> Your goal
The listing below begins with the first line you should copy; stop after the line containing "seg(127, 529, 156, 499, 1.4).attr('stroke-dasharray', '4,3');", and drop every picture.

─── Records shown ───

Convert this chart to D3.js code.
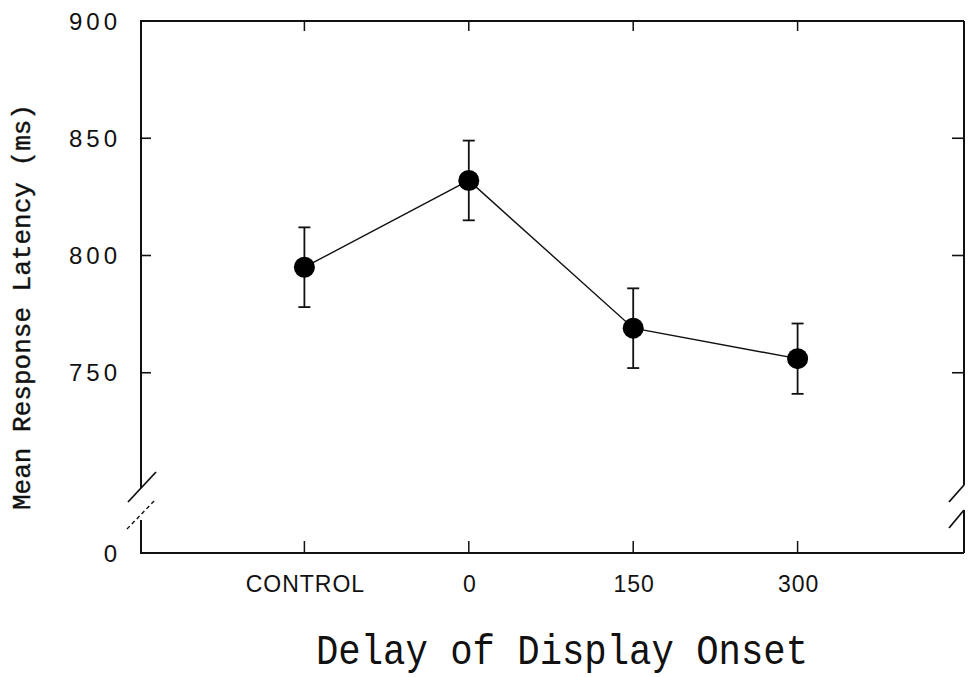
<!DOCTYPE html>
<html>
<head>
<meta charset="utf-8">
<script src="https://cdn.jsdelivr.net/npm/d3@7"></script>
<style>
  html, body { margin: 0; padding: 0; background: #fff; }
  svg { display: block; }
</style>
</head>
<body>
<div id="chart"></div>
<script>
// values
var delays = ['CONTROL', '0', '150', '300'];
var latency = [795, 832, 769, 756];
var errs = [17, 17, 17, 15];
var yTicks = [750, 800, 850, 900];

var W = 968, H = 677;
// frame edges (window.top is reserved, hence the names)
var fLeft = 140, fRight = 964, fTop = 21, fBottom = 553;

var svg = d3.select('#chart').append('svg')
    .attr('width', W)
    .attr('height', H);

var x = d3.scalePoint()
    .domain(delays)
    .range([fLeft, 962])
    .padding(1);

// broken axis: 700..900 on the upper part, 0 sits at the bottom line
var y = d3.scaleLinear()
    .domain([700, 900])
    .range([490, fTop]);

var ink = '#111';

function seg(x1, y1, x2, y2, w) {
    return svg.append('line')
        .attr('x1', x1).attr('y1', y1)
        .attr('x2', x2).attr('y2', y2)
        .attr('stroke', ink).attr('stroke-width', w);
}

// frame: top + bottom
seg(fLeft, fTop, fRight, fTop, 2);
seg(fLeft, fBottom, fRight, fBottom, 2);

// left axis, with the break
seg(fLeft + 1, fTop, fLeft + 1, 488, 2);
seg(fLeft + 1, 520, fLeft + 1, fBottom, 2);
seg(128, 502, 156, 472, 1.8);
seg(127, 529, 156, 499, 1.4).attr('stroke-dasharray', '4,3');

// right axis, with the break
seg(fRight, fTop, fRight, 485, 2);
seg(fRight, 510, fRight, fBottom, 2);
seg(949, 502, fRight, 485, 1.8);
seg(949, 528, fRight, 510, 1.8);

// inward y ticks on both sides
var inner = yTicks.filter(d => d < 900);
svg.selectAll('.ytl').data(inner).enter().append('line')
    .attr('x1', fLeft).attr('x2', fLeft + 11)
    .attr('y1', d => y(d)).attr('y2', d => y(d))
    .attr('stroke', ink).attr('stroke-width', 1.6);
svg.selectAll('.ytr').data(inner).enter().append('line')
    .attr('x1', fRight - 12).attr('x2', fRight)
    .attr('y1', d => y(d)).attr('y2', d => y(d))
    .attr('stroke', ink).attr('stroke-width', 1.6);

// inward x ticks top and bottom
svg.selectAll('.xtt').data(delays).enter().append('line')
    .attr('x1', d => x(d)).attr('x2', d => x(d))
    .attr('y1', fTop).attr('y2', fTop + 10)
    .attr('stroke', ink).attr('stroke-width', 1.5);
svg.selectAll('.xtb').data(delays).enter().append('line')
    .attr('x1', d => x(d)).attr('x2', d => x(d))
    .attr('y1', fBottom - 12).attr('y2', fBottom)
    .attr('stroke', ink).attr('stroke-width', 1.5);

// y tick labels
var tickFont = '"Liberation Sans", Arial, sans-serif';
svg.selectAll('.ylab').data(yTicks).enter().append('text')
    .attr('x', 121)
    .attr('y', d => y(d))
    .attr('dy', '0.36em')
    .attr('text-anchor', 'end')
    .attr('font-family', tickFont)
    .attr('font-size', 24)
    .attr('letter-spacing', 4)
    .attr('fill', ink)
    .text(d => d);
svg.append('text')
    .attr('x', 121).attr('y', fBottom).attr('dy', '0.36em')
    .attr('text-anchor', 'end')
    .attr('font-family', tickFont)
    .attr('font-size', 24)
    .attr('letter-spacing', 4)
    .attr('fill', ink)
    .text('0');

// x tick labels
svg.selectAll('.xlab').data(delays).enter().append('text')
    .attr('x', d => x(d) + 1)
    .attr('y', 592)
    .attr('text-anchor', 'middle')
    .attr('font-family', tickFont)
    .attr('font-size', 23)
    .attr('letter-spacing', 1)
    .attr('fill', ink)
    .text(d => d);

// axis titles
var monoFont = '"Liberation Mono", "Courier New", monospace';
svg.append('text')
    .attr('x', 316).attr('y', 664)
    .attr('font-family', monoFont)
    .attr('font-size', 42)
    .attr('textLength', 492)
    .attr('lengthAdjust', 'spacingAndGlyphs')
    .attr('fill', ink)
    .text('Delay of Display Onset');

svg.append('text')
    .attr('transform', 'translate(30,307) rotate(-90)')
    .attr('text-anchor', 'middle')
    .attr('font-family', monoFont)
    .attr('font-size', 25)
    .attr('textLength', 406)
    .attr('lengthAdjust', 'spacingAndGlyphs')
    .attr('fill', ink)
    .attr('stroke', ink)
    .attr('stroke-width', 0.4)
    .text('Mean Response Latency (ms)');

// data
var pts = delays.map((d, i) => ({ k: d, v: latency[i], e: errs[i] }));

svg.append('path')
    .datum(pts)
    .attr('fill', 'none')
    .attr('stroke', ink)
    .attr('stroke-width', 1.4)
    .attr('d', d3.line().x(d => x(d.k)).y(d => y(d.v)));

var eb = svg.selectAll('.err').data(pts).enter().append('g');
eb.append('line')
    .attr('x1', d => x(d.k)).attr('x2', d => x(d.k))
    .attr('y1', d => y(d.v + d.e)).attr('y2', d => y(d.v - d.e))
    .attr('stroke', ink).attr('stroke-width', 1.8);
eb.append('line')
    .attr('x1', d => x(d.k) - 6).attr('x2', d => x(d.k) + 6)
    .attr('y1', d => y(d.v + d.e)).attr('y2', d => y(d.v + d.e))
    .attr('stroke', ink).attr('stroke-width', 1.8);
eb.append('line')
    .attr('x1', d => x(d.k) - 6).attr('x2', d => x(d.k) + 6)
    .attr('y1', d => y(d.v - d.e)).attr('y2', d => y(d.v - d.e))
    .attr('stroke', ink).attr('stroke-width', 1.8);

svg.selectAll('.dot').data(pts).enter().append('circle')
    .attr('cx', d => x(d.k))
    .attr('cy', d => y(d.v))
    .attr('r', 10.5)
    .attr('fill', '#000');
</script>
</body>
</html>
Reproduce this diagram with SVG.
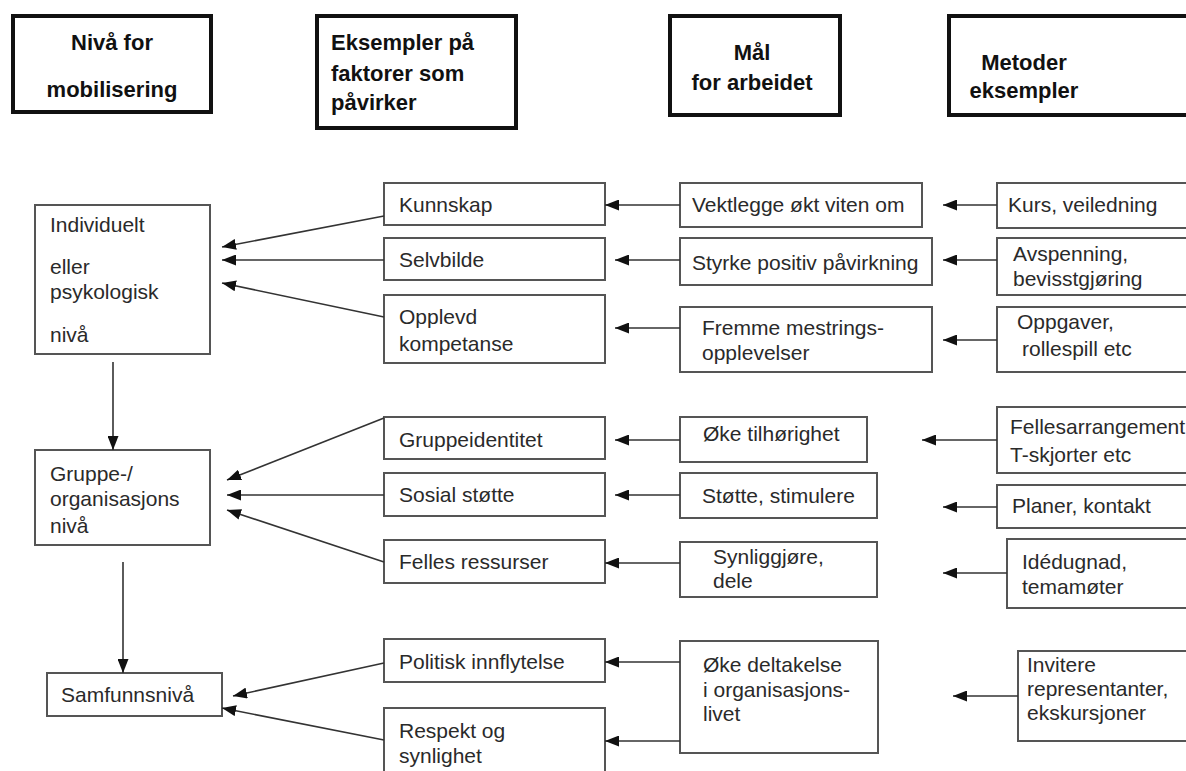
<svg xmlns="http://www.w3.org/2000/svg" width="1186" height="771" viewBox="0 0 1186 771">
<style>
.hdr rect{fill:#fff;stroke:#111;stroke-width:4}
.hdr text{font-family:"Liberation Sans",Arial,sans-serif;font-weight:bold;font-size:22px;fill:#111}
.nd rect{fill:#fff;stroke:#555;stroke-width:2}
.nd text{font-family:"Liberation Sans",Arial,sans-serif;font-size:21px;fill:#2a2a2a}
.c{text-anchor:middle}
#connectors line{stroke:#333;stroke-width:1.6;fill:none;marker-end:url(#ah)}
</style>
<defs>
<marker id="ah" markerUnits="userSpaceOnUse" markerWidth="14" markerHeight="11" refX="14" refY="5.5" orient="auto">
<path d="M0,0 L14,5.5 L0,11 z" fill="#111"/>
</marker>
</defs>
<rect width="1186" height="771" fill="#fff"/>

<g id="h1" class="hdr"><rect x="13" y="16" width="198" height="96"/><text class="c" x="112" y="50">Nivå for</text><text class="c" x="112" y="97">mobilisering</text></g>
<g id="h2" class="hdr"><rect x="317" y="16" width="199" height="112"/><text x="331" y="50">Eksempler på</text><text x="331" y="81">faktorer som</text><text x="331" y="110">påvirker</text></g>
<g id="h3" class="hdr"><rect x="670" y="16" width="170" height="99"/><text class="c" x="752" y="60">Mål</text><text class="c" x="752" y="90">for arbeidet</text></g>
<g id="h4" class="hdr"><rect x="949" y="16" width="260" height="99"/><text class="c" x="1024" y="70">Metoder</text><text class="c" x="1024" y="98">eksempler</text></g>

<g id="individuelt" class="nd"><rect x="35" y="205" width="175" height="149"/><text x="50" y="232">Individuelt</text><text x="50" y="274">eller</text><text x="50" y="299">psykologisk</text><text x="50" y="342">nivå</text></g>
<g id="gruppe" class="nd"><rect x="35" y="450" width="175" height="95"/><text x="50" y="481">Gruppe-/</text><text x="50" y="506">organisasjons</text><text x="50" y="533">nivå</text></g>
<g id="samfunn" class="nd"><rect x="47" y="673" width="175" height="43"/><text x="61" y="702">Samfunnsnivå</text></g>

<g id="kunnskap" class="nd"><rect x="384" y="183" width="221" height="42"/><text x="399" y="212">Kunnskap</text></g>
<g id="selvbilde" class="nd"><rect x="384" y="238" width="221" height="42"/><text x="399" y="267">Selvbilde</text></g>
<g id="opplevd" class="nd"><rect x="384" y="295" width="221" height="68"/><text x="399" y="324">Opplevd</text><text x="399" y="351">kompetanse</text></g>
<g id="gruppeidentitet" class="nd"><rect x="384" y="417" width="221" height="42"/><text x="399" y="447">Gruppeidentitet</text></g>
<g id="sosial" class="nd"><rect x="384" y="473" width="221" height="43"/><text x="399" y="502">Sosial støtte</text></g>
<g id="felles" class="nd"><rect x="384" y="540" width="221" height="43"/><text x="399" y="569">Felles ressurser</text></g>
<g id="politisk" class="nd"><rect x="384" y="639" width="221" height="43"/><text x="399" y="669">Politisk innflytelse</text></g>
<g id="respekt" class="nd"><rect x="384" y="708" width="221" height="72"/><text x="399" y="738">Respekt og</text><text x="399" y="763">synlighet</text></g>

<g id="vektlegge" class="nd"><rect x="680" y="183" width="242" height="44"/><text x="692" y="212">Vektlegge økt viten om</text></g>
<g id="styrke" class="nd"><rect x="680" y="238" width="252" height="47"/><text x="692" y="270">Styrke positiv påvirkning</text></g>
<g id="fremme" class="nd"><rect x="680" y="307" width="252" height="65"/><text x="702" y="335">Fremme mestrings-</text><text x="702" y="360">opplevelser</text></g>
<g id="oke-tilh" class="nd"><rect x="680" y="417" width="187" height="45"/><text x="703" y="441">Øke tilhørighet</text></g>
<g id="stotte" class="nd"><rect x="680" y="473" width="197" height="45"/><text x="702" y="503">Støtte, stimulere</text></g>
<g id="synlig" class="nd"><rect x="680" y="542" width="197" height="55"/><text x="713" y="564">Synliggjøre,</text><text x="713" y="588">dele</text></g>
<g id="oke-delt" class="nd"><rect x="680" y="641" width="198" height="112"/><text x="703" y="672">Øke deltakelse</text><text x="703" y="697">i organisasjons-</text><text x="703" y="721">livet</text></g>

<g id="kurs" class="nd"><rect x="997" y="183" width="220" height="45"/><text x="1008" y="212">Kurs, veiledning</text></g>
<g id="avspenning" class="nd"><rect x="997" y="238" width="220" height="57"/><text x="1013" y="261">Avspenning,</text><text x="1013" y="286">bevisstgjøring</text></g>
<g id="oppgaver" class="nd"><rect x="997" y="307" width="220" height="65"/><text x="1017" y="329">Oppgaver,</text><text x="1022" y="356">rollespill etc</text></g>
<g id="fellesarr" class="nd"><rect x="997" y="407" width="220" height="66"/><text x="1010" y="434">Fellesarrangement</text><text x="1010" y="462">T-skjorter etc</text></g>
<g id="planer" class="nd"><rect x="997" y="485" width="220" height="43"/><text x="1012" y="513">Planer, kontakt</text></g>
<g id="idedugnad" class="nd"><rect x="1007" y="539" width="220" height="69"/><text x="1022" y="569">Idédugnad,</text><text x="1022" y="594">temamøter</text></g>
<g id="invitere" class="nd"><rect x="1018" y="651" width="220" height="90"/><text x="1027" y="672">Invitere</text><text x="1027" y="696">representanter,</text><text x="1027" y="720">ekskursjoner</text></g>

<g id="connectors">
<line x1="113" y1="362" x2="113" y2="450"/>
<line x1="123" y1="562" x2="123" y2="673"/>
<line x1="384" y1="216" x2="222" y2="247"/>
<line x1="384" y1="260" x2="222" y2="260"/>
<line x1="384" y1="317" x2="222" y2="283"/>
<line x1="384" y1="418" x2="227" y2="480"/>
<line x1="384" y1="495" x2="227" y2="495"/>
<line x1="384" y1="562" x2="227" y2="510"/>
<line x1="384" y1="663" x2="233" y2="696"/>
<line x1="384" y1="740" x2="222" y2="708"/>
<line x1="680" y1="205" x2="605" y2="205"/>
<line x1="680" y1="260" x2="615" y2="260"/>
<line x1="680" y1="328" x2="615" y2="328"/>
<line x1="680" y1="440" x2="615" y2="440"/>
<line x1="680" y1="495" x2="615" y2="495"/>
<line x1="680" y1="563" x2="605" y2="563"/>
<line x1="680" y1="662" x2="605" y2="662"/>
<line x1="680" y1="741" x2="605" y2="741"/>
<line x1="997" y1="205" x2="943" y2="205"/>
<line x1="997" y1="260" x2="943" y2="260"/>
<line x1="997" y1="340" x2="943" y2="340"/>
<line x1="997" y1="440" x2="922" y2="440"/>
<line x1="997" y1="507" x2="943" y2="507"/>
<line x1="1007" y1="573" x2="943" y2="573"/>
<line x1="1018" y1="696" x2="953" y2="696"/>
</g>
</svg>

───

> Correct output
Convert this chart to D3.js code.
<!DOCTYPE html>
<html>
<head>
<meta charset="utf-8">
<script src="https://cdn.jsdelivr.net/npm/d3@7"></script>
<style>
  html, body { margin: 0; padding: 0; background: #fff; }
  svg { display: block; }
</style>
</head>
<body>
<div id="chart"></div>
<script>
// values
var delays = ['CONTROL', '0', '150', '300'];
var latency = [795, 832, 769, 756];
var errs = [17, 17, 17, 15];
var yTicks = [750, 800, 850, 900];

var W = 968, H = 677;
// frame edges (window.top is reserved, hence the names)
var fLeft = 140, fRight = 964, fTop = 21, fBottom = 553;

var svg = d3.select('#chart').append('svg')
    .attr('width', W)
    .attr('height', H);

var x = d3.scalePoint()
    .domain(delays)
    .range([fLeft, 962])
    .padding(1);

// broken axis: 700..900 on the upper part, 0 sits at the bottom line
var y = d3.scaleLinear()
    .domain([700, 900])
    .range([490, fTop]);

var ink = '#111';

function seg(x1, y1, x2, y2, w) {
    return svg.append('line')
        .attr('x1', x1).attr('y1', y1)
        .attr('x2', x2).attr('y2', y2)
        .attr('stroke', ink).attr('stroke-width', w);
}

// frame: top + bottom
seg(fLeft, fTop, fRight, fTop, 2);
seg(fLeft, fBottom, fRight, fBottom, 2);

// left axis, with the break
seg(fLeft + 1, fTop, fLeft + 1, 488, 2);
seg(fLeft + 1, 520, fLeft + 1, fBottom, 2);
seg(128, 502, 156, 472, 1.8);
seg(127, 529, 156, 499, 1.4).attr('stroke-dasharray', '4,3');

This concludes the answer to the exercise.